プロダクト一覧
音声認識 (Speech-to-Text)
Speech-to-Text (or Auto Speech Recognition, ASR) is a service that converts audio speech into corresponding language text. By using Speech-to-Text services, you can easily and conveniently integrate speech recognition technology into your applications.
The Speech-to-Text category includes the following products:
- 一発話認識 (One-sentence Recognition): Audio data is sent to the Speech-to-Text service via HTTP request or WebSocket request. Each request only accepts audio data not exceeding 60 seconds and does not have an automatic sentence-breaking function. When using the HTTP API, the final recognition result will be returned at once; when using the WebSocket API, intermediate recognition results and final results can be received while sending data, for real-time echo.

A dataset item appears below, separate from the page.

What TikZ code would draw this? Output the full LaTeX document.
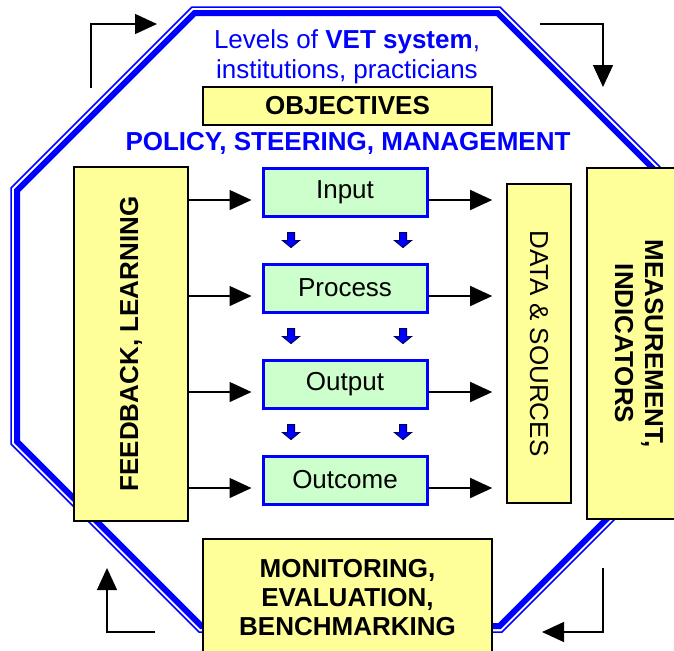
\documentclass[tikz,border=0pt]{standalone}
\usepackage{fontspec}
\setmainfont{Liberation Sans}
\usepackage{graphicx}
\usetikzlibrary{arrows.meta,calc}
\definecolor{vetblue}{HTML}{0000FF}
\definecolor{boxyellow}{HTML}{FFFF99}
\definecolor{boxgreen}{HTML}{CCFFCC}
\definecolor{arrnavy}{HTML}{000066}
\tikzset{>={Triangle[length=11pt,width=10pt]}}
\tikzset{%
    txt/.style={font=\fontsize{13}{15}\selectfont},
    bold/.style={font=\fontsize{13}{15}\selectfont\bfseries},
    ybox/.style={draw=black,line width=0.8pt,fill=boxyellow,inner sep=0pt,align=center},
    gbox/.style={draw=vetblue,line width=1.5pt,fill=boxgreen,minimum width=82pt,minimum height=24pt,inner sep=0pt,txt},
    flow/.style={->,line width=0.7pt},
    darr/.style={fill=vetblue,draw=arrnavy,line width=0.5pt}
}

\begin{document}
\begin{tikzpicture}[x=0.5pt,y=-0.5pt]
	\useasboundingbox (0,0) rectangle (674,650);
	\clip (0,0) rectangle (674,650);

	% octagon, thin outer and thick inner line
	\draw[vetblue,line width=0.75pt] (192,7) -- (500,7) -- (679,186) -- (679,455) -- (502,632) -- (199,632) -- (11,444) -- (11,188) -- cycle;
	\draw[vetblue,line width=3pt] (194.5,13) -- (497.5,13) -- (673,188.5) -- (673,452.5) -- (499.5,626) -- (201.5,626) -- (17,441.5) -- (17,190.5) -- cycle;

	% corner arrows
	\coordinate (tl1) at (91,88);
	\coordinate (tl2) at (157,24);
	\coordinate (tr1) at (540,24);
	\coordinate (tr2) at (603,87);
	\coordinate (bl1) at (155,632);
	\coordinate (bl2) at (107,568);
	\coordinate (br1) at (603,568);
	\coordinate (br2) at (542,632);
	\draw[flow] (tl1) |- (tl2);
	\draw[flow] (tr1) -| (tr2);
	\draw[flow] (bl1) -| (bl2);
	\draw[flow] (br1) |- (br2);

	\node[txt,text=vetblue,align=center] (lev) at (347,57) {Levels of \textbf{VET system},\\institutions, practicians};
	\node[ybox,bold,minimum width=144.5pt,minimum height=19pt] (obj) at (347.5,106) {OBJECTIVES};
	\node[bold,text=vetblue] (pol) at (348,143) {POLICY, STEERING, MANAGEMENT};

	\node[ybox,bold,minimum width=57pt,minimum height=177pt] (fb) at (131,344) {\rotatebox{90}{FEEDBACK, LEARNING}};
	\node[ybox,txt,minimum width=32pt,minimum height=159.5pt] (data) at (539,343.5) {\rotatebox{-90}{DATA \& SOURCES}};
	\node[ybox,bold,minimum width=49pt,minimum height=175.5pt] (meas) at (636,343.5) {\rotatebox{-90}{\begin{tabular}{@{}c@{}}MEASUREMENT,\\INDICATORS\end{tabular}}};
	\node[ybox,font=\fontsize{13}{14.5}\selectfont\bfseries,minimum width=144.5pt,minimum height=59pt] (mon) at (347.5,598) {MONITORING,\\EVALUATION,\\BENCHMARKING};

	\node[gbox] (in) at (345,192) {Input};
	\node[gbox] (pr) at (345,288) {Process};
	\node[gbox] (out) at (345,384) {Output};
	\node[gbox] (oc) at (345,480) {Outcome};

	\foreach \b in {in,pr,out,oc}{
		\coordinate (\b-l) at ([xshift=-5pt,yshift=-4pt]\b.west);
		\coordinate (\b-r) at ([yshift=-4pt]\b.east);
		\draw[flow] (fb.east |- \b-l) -- (\b-l);
		\draw[flow] (\b-r) -- ($(data.west |- \b-r)+(-14,0)$);
	}

	% small block arrows
	\foreach \a/\b in {in/pr,pr/out,out/oc}
		\foreach \dx in {-54,58}
			\filldraw[darr] ($(\a.south)!0.5!(\b.north)+(\dx,0)$) ++(-3.5,-7.5) -- ++(7,0) -- ++(0,8) -- ++(5,0) -- ++(-8.5,7) -- ++(-8.5,-7) -- ++(5,0) -- cycle;
\end{tikzpicture}
\end{document}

- リアルタイム音声認識 (Real-time Speech Transcription): To transcribe audio data within a WebSocket duplex stream. The theoretical upper limit of audio duration is 37 hours, and it can automatically break sentences. Real-time Speech Transcription can receive intermediate recognition results and final results while sending data, for real-time echo.
- 録音ファイルの書き起こし (Audio File Transcription): Audio files (or audio URLs) are sent to the Speech-to-Text service via HTTP request to create an asynchronous transcription task. After the task is created, the transcription progress can be queried through a query API, and the final transcription result can be obtained if the task ends normally. The duration of an audio file should not exceed 10 hours (and the file size must be controlled below 2 GB).

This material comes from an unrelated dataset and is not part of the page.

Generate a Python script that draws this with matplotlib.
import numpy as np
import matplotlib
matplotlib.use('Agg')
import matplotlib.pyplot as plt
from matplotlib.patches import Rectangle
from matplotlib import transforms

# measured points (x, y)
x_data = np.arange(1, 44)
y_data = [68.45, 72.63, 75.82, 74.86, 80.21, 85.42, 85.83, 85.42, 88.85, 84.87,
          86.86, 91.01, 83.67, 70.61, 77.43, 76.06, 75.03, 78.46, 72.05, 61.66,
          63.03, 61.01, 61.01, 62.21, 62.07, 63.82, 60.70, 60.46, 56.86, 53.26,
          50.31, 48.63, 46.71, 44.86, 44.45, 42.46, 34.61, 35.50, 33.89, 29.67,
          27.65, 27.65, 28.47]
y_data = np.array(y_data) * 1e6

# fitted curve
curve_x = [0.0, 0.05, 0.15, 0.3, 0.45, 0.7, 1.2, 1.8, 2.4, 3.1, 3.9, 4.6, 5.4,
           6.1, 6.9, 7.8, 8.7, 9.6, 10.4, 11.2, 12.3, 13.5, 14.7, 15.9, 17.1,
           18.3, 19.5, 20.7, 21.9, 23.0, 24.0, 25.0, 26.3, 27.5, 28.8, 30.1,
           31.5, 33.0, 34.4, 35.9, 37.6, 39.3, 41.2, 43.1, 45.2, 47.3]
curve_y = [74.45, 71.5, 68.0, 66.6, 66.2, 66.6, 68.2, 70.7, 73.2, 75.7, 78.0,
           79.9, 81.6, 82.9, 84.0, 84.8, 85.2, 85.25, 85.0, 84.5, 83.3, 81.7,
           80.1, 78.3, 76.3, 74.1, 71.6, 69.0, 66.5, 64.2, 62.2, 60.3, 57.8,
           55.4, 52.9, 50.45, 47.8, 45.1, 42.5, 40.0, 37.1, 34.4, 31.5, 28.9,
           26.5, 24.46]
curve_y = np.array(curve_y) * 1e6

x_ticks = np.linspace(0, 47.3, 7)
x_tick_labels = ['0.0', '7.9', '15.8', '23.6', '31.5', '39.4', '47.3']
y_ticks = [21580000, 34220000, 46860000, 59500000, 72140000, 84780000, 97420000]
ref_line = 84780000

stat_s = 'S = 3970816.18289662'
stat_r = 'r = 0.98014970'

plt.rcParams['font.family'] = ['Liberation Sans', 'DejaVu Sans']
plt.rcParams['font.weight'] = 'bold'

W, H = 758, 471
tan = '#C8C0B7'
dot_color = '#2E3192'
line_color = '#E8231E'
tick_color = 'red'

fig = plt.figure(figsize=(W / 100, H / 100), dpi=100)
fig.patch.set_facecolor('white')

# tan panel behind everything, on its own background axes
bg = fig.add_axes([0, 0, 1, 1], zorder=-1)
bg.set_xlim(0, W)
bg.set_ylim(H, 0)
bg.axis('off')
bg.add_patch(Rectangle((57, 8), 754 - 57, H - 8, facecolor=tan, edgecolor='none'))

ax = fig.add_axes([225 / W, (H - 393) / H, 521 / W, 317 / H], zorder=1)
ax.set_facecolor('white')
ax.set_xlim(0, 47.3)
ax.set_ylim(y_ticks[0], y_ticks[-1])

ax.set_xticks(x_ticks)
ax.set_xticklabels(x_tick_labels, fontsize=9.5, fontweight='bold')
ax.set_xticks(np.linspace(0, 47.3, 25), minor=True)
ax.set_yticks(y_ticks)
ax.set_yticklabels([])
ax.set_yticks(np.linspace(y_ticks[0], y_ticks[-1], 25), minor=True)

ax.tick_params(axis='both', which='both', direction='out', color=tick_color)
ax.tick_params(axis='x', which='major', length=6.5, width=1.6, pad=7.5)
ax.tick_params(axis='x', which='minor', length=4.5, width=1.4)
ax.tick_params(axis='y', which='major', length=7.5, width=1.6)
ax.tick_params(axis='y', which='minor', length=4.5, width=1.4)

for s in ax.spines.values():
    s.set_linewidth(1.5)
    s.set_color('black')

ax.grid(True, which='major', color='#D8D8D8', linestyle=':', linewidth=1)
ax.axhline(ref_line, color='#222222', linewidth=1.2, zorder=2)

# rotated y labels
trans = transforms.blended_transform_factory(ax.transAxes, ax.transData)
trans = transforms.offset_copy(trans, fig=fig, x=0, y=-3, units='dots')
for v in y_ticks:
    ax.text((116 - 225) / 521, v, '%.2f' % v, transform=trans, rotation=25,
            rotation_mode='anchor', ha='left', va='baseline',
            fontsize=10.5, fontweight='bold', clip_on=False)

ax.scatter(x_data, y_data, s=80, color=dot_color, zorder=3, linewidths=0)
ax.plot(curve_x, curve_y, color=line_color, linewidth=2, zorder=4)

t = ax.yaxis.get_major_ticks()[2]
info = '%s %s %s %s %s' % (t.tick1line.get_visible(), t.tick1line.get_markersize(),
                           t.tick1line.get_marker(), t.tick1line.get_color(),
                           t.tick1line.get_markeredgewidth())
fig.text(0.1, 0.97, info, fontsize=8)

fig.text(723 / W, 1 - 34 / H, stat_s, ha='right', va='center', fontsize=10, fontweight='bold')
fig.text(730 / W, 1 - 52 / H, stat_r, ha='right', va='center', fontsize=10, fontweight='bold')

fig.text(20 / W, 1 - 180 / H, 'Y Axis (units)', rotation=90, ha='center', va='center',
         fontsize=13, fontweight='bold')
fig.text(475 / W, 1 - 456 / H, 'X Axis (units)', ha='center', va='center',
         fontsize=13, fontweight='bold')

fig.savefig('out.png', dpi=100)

A brief comparison of each product is shown in the table below.
| Item/Product | One-sentence Recognition | Real-time Speech Transcription | Audio File Transcription |
|---|---|---|---|
| Function | To recognize short audio and return results in one go, or return results while processing. | To transcribe streaming audio and return results while processing. | To transcribe audio files into scripts or subtitles, and return results all at once after process is complete. |
| Interface Protocol | HTTP and WebSocket | WebSocket | HTTP |
| Audio Limit | 60 seconds | Theoretical upper limit of about 37 hours | 10 hours, below 2 GB |
| Supported Formats | WAV/PCM | WAV/PCM | WAV/PCM/OPUS/MP3/MP4/M4A, etc. |
| Automatic Sentence Breaking | No | Yes | Yes |
| Word Information/ITN and Other Practical Features | Yes | Yes | Yes |
| Typical Usage Scenarios | Voice Assistant | Real-time Subtitles | Audio file transcription Video subtitle generation |
声紋認証 (Voiceprint Recognition)
Voiceprint recognition (VPR) is a service that analyzes and identifies the identity of the speaker from voice audio. By using voiceprint recognition services, you can quickly integrate a secure and efficient authentication capability, adding identity recognition functionality to your application.
The voiceprint recognition service provides functions for the registration, verification, and deregistration of voiceprints, supporting the upload of a voice audio clip to compare with the voiceprint records in the voiceprint library, thereby identifying the speaker's identity in the audio clip.
Voiceprint verification includes two modes:
-
1-v-1 Verification: An audio clip is compared with a specific voiceprint record in the voiceprint library, and the match score is returned.
-
1-v-N Verification: An audio clip is compared with all the voiceprint records in the voiceprint library, and the information of the top 3 highest match scores is returned.